Still counting root cellars in Elliston we headed over to the puffin viewing site
and right there at the start of the path are two well preserved root cellars with the telltale Bonavista Biennial placard announcing we’ve found another art installation site.
Leaving the door cracked a bit to adjust our eyes to the dark we reached out for the cord dangling from the ceiling, waved the wand about and presto! Drawings appeared on the phosphorescent rocks gathered by artist Sean Patrick O’Brien.
Oddly satisfying. When we finished our rock/light drawings we stood outside the door for a while to watch others’ responses and ended up serving as art ambassadors, encouraging parents to let their kids in. One by one we heard them exclaim, ‘Wow! Cool!” No need for didactic art criticism here! That’s what I love about the Bonavista Art Biennial.
Enough of this high brow stuff. You can’t go to Newfoundland without having a good chuckle. There is a reason why I do so many Newfoundland posts in a blog I’ve entitled “Quirk”. What can I say–Newfoundland is a quirky place! Our first helping of quirk offered itself up on night two of our Newfoundland stay on the less touristed Eastport Penninsula, just north of the Bonavista Penninsula.

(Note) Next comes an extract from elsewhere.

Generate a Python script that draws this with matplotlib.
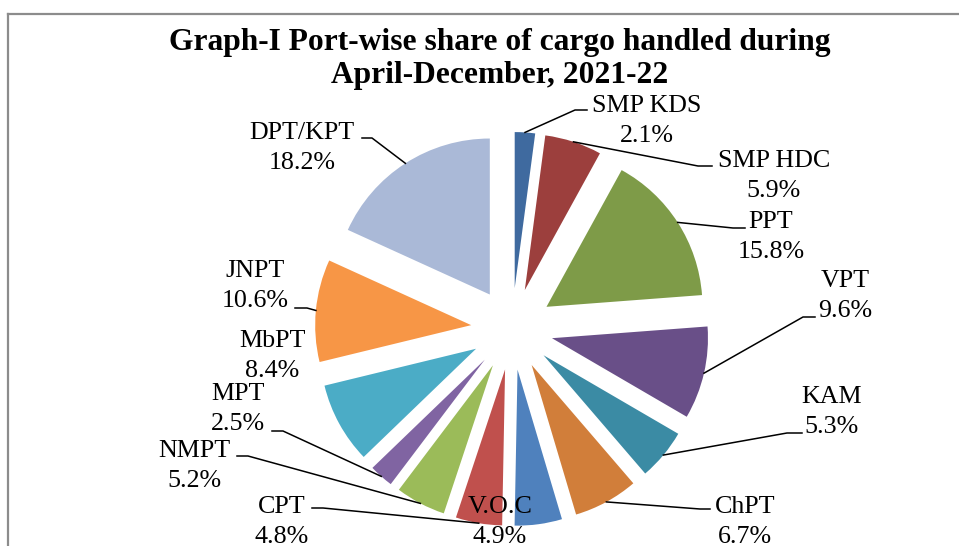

We poured over the recipes to see if there was something new we could try. There was no shortage of options. We did NOT try:
Luckily for us our host came by with some freshly caught cod and not seal flippers.
Fancy Rice Salad might have been a good accompaniment but, alas, we had not picked up Dream Whip on the way in.
And we were oh so tempted by “Sex-in-a Pan”: (hmmm, is Dream Whip the same as Cool whip? Well, as I said, we didn’t have any.)
Instead we joined our lovely hosts, Linda and Cyril for a sunset boat ride, where we passed around a chocolate bar.
and then finished off the night laying on our backs in the mosquito-less yard watching shooting stars. Better than Sex-in-a-Pan!